Shamsher Singh SHERGILL, Petitioner, v. Alberto R. GONZALES, Attorney General, Respondent.
    No. 05-76357.
    United States Court of Appeals, Ninth Circuit.
    Submitted April 16, 2007 .
    Filed April 23, 2007.
    Shamsher Singh Shergill, Coman, CA, pro se.
    Ronald E. LeFevre, Chief Counsel, Office of the District Counsel, Department of Homeland Security, San Francisco, CA, OIL, DOJ-U.S. Department of Justice, Civil Div./Office of Immigration Lit., Washington, DC, for Respondent.
    Before: O’SCANNLAIN, GRABER, and CLIFTON, Circuit Judges.
    
      
       The panel unanimously finds this case suitable for decision without oral argument. See Fed. R.App. P. 34(a)(2).
    
   MEMORANDUM

Shamsher Singh Shergill, a native and citizen of India, petitions pro se for review of the Board of Immigration Appeals’ (“BIA”) order denying his motion to reopen to reapply for asylum based on changed country conditions. We have jurisdiction under 8 U.S.C. § 1252. We review for an abuse of discretion, see Lara-Torres v. Ashcroft, 383 F.3d 968, 972 (9th Cir.2004), amended by 404 F.3d 1105 (9th Cir.2005), and we deny the petition for review.

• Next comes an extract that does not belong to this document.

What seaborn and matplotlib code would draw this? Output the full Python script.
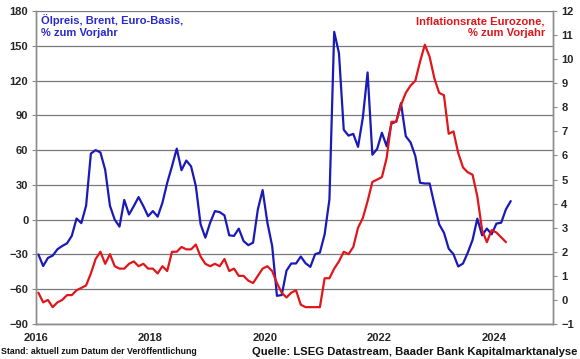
import numpy as np
import pandas as pd
import seaborn as sns
import matplotlib
matplotlib.use("Agg")
import matplotlib.pyplot as plt

# ---- data (monthly, starting Jan 2016) ----
oil_yoy = [-30, -40, -33, -31, -25.5, -22.7, -20.4, -14, 1, -3, 12, 57,
           60, 58, 43, 12, 0, -6, 17, 4.5, 11.7, 19.5, 11.7, 3,
           7.4, 2.6, 14.6, 31.8, 46, 61.3, 42.7, 51, 46, 29, -4, -15.5,
           -2.6, 7.4, 6.5, 3.7, -13.5, -14, -7.7, -18.4, -22, -19.8, 8.9, 25.5,
           -2.6, -22.7, -65.7, -65, -44, -37.8, -37.8, -31.8, -37.6, -40.7, -29.8, -28.4,
           -12.6, 17.5, 162, 143.6, 77.6, 72.5, 74, 62.8, 88, 127, 56, 61,
           75, 63.3, 83, 84.5, 100.5, 72, 66.7, 55, 31.8, 31.2, 31.2, 13.2,
           -4, -11.2, -25, -29.8, -40.4, -37.8, -28.4, -17.5, 0.9, -13.5, -7.7, -12.6,
           -3.4, -2.6, 9, 16]
infl_yoy = [0.3, -0.1, 0.0, -0.3, -0.1, 0.0, 0.2, 0.2, 0.4, 0.5, 0.6, 1.1,
            1.7, 2.0, 1.5, 1.9, 1.4, 1.3, 1.3, 1.5, 1.6, 1.4, 1.5, 1.3,
            1.3, 1.1, 1.4, 1.2, 2.0, 2.0, 2.2, 2.1, 2.1, 2.3, 1.8, 1.5,
            1.4, 1.5, 1.4, 1.7, 1.2, 1.3, 1.0, 1.0, 0.8, 0.7, 1.0, 1.3,
            1.4, 1.2, 0.7, 0.3, 0.1, 0.3, 0.4, -0.2, -0.3, -0.3, -0.3, -0.3,
            0.9, 0.9, 1.3, 1.6, 2.0, 1.9, 2.2, 3.0, 3.4, 4.1, 4.9, 5.0,
            5.1, 5.9, 7.4, 7.4, 8.1, 8.6, 8.9, 9.1, 9.9, 10.6, 10.1, 9.2,
            8.6, 8.5, 6.9, 7.0, 6.1, 5.5, 5.3, 5.2, 4.3, 2.9, 2.4, 2.9,
            2.8, 2.6, 2.4]
start_year = 2016
x_ticks = [2016, 2018, 2020, 2022, 2024]
x_labels = ["2016", "2018", "2020", "2022", "2024"]
left_ticks = list(range(-90, 181, 30))
right_ticks = list(range(-1, 13))

oil_df = pd.DataFrame({"t": start_year + (np.arange(len(oil_yoy)) + 0.5) / 12,
                       "v": oil_yoy})
inf_df = pd.DataFrame({"t": start_year + (np.arange(len(infl_yoy)) + 0.5) / 12,
                       "v": infl_yoy})

sns.set_style("white")
plt.rcParams["font.family"] = ["Liberation Sans", "DejaVu Sans"]
plt.rcParams["font.weight"] = "bold"

BLUE = "#1a1ab8"
RED = "#e0161b"
GRID = "#7a7a7a"
AX = "#8c8c8c"

W, H = 580, 359
fig = plt.figure(figsize=(W / 100, H / 100), dpi=100)
ax = fig.add_axes([36 / W, 1 - 324 / H, (553 - 36) / W, (324 - 11) / H])
ax2 = ax.twinx()

ax.set_ylim(-90, 180)
ax.set_yticks(left_ticks)
ax.yaxis.grid(True, color=GRID, lw=0.9)
ax.set_axisbelow(True)

ax2.set_ylim(-1, 12)
ax2.set_yticks(right_ticks)

sns.lineplot(data=oil_df, x="t", y="v", ax=ax, color=BLUE, lw=1.6, zorder=3)
sns.lineplot(data=inf_df, x="t", y="v", ax=ax2, color=RED, lw=1.6, zorder=3)

ax.set_xlim(2016, 2025.03)
ax.set_xticks(x_ticks)
ax.set_xticklabels(x_labels)
for a in (ax, ax2):
    a.set_xlabel("")
    a.set_ylabel("")
    a.spines["top"].set_visible(False)
    for s in ("left", "right", "bottom"):
        a.spines[s].set_color(AX)
        a.spines[s].set_linewidth(1.0)

ax.tick_params(axis="y", direction="out", length=3, width=0.8, color=AX,
               pad=2.5, labelsize=8)
ax.tick_params(axis="x", direction="out", length=3, width=0.8, color=AX,
               pad=3.5, labelsize=8)
ax2.tick_params(axis="y", direction="out", length=3, width=0.8, color=AX,
                pad=3, labelsize=8)
for lab in ax.get_yticklabels() + ax.get_xticklabels() + ax2.get_yticklabels():
    lab.set_fontweight("bold")

# series labels
ax.text(5 / 517, 1 - 3 / 313, "Ölpreis, Brent, Euro-Basis,\n% zum Vorjahr",
        transform=ax.transAxes, ha="left", va="top", color="#2a2acc",
        fontsize=8, fontweight="bold", linespacing=1.3)
ax.text(1 - 8 / 517, 1 - 5 / 313, "Inflationsrate Eurozone,\n% zum Vorjahr",
        transform=ax.transAxes, ha="right", va="top", color=RED,
        fontsize=8.1, fontweight="bold", linespacing=1.3, multialignment="right")

fig.text(1 / W, 1 - 352 / H, "Stand: aktuell zum Datum der Veröffentlichung",
         ha="left", va="center", fontsize=6.3, fontweight="bold", color="#111111")
fig.text(577 / W, 1 - 352 / H,
         "Quelle: LSEG Datastream, Baader Bank Kapitalmarktanalyse",
         ha="right", va="center", fontsize=8.1, fontweight="bold", color="#111111")

fig.savefig("out.png", dpi=100)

The BIA did not abuse its discretion in denying Shergül’s motion to reopen as untimely because he filed it more than a year after the BIA’s June 29, 2004 order, and Shergill failed to demonstrate that he qualified for any exception to the ninety-day time limit. See 8 C.F.R. § 1003.2(c)(2). Shergill did not provide sufficient evidence that conditions in India have changed so that he now has a well-founded fear of future persecution. See Malty v. Ashcroft, 381 F.3d 942, 945 (9th Cir.2004) (stating that the critical question is “whether circumstances have changed sufficiently that a petitioner who previously did not have a legitimate claim for asylum now has a well-founded fear of future persecution.”).

PETITION FOR REVIEW DENIED. 
      
       This disposition is not appropriate for publication and is not precedent except as provided by 9th Cir. R. 36-3.